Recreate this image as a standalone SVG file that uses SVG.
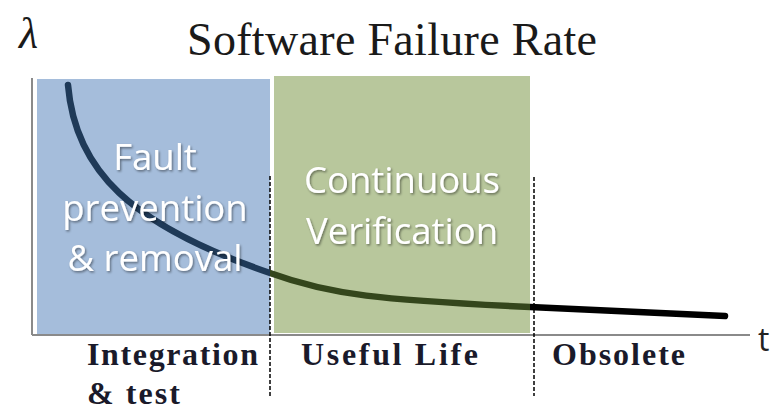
<svg xmlns="http://www.w3.org/2000/svg" width="771" height="411" viewBox="0 0 771 411">
<style>
.serif{font-family:"Liberation Serif","Times New Roman",serif;fill:#1a1a1a}
.lbl{font-family:"Liberation Serif","Times New Roman",serif;font-weight:bold;font-size:32px;fill:#1a1a2a}
.inner{font-family:"Open Sans","Noto Sans",sans-serif;font-size:36.5px;fill:#ffffff;text-anchor:middle;filter:url(#sh)}
.axis{stroke:#8a8a8a;stroke-width:2;fill:none}
.div{stroke:#000;stroke-width:1.5;stroke-dasharray:4 2;fill:none}
</style>
<defs>
<filter id="sh" x="-10%" y="-20%" width="130%" height="150%">
<feDropShadow dx="1.2" dy="1.5" stdDeviation="1" flood-color="#000" flood-opacity="0.45"/>
</filter>
<linearGradient id="cg" gradientUnits="userSpaceOnUse" x1="0" y1="0" x2="771" y2="0">
<stop offset="0" stop-color="#1f3a58"/>
<stop offset="0.3502" stop-color="#1f3a58"/>
<stop offset="0.3502" stop-color="#34461c"/>
<stop offset="0.6874" stop-color="#34461c"/>
<stop offset="0.6874" stop-color="#000"/>
<stop offset="1" stop-color="#000"/>
</linearGradient>
</defs>
<rect width="771" height="411" fill="#fff"/>
<g id="regions">
<rect id="blue" x="37" y="79" width="233" height="255" fill="#a5bddb"/>
<rect id="green" x="274" y="76" width="256" height="257" fill="#b8c79c"/>
</g>
<g id="axes">
<line class="axis" x1="32" y1="78" x2="32" y2="335"/>
<line class="axis" x1="32" y1="335" x2="750" y2="335"/>
</g>
<g id="dividers">
<line class="div" x1="270" y1="176" x2="270" y2="396"/>
<line class="div" x1="534" y1="177" x2="534" y2="396"/>
</g>
<g id="curve">
<path d="M68,85 C75,170 130,225 270,273 C330,295 380,300 530,307 L725,316" fill="none" stroke="url(#cg)" stroke-width="6.5" stroke-linecap="round"/>
</g>
<g id="titles">
<text class="serif" x="19" y="48" font-size="44" font-style="italic">λ</text>
<text class="serif" x="187" y="55" font-size="46" textLength="410" lengthAdjust="spacing">Software Failure Rate</text>
<text x="758" y="351" font-family="'Open Sans','Noto Sans',sans-serif" font-size="32" fill="#222">t</text>
</g>
<g id="phase-fault">
<text class="inner" x="155" y="170">Fault</text>
<text class="inner" x="155" y="221">prevention</text>
<text class="inner" x="155" y="271">&amp; removal</text>
</g>
<g id="phase-verif">
<text class="inner" x="402" y="193">Continuous</text>
<text class="inner" x="402" y="244">Verification</text>
</g>
<g id="phase-labels">
<text class="lbl" x="87" y="365" textLength="171" lengthAdjust="spacing">Integration</text>
<text class="lbl" x="87" y="404" textLength="93" lengthAdjust="spacing">&amp; test</text>
<text class="lbl" x="301" y="365" textLength="177" lengthAdjust="spacing">Useful Life</text>
<text class="lbl" x="552" y="365" textLength="133" lengthAdjust="spacing">Obsolete</text>
</g>
</svg>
--------
> [THE REQUEST]:
Set the listing down in full and exactly. Pictures within it should not appear in the copy.

> [WRITTEN RESPONSE]:
Recreate this image as a standalone SVG file that uses SVG.
<svg xmlns="http://www.w3.org/2000/svg" width="771" height="411" viewBox="0 0 771 411">
<style>
.serif{font-family:"Liberation Serif","Times New Roman",serif;fill:#1a1a1a}
.lbl{font-family:"Liberation Serif","Times New Roman",serif;font-weight:bold;font-size:32px;fill:#1a1a2a}
.inner{font-family:"Open Sans","Noto Sans",sans-serif;font-size:36.5px;fill:#ffffff;text-anchor:middle;filter:url(#sh)}
.axis{stroke:#8a8a8a;stroke-width:2;fill:none}
.div{stroke:#000;stroke-width:1.5;stroke-dasharray:4 2;fill:none}
</style>
<defs>
<filter id="sh" x="-10%" y="-20%" width="130%" height="150%">
<feDropShadow dx="1.2" dy="1.5" stdDeviation="1" flood-color="#000" flood-opacity="0.45"/>
</filter>
<linearGradient id="cg" gradientUnits="userSpaceOnUse" x1="0" y1="0" x2="771" y2="0">
<stop offset="0" stop-color="#1f3a58"/>
<stop offset="0.3502" stop-color="#1f3a58"/>
<stop offset="0.3502" stop-color="#34461c"/>
<stop offset="0.6874" stop-color="#34461c"/>
<stop offset="0.6874" stop-color="#000"/>
<stop offset="1" stop-color="#000"/>
</linearGradient>
</defs>
<rect width="771" height="411" fill="#fff"/>
<g id="regions">
<rect id="blue" x="37" y="79" width="233" height="255" fill="#a5bddb"/>
<rect id="green" x="274" y="76" width="256" height="257" fill="#b8c79c"/>
</g>
<g id="axes">
<line class="axis" x1="32" y1="78" x2="32" y2="335"/>
<line class="axis" x1="32" y1="335" x2="750" y2="335"/>
</g>
<g id="dividers">
<line class="div" x1="270" y1="176" x2="270" y2="396"/>
<line class="div" x1="534" y1="177" x2="534" y2="396"/>
</g>
<g id="curve">
<path d="M68,85 C75,170 130,225 270,273 C330,295 380,300 530,307 L725,316" fill="none" stroke="url(#cg)" stroke-width="6.5" stroke-linecap="round"/>
</g>
<g id="titles">
<text class="serif" x="19" y="48" font-size="44" font-style="italic">λ</text>
<text class="serif" x="187" y="55" font-size="46" textLength="410" lengthAdjust="spacing">Software Failure Rate</text>
<text x="758" y="351" font-family="'Open Sans','Noto Sans',sans-serif" font-size="32" fill="#222">t</text>
</g>
<g id="phase-fault">
<text class="inner" x="155" y="170">Fault</text>
<text class="inner" x="155" y="221">prevention</text>
<text class="inner" x="155" y="271">&amp; removal</text>
</g>
<g id="phase-verif">
<text class="inner" x="402" y="193">Continuous</text>
<text class="inner" x="402" y="244">Verification</text>
</g>
<g id="phase-labels">
<text class="lbl" x="87" y="365" textLength="171" lengthAdjust="spacing">Integration</text>
<text class="lbl" x="87" y="404" textLength="93" lengthAdjust="spacing">&amp; test</text>
<text class="lbl" x="301" y="365" textLength="177" lengthAdjust="spacing">Useful Life</text>
<text class="lbl" x="552" y="365" textLength="133" lengthAdjust="spacing">Obsolete</text>
</g>
</svg>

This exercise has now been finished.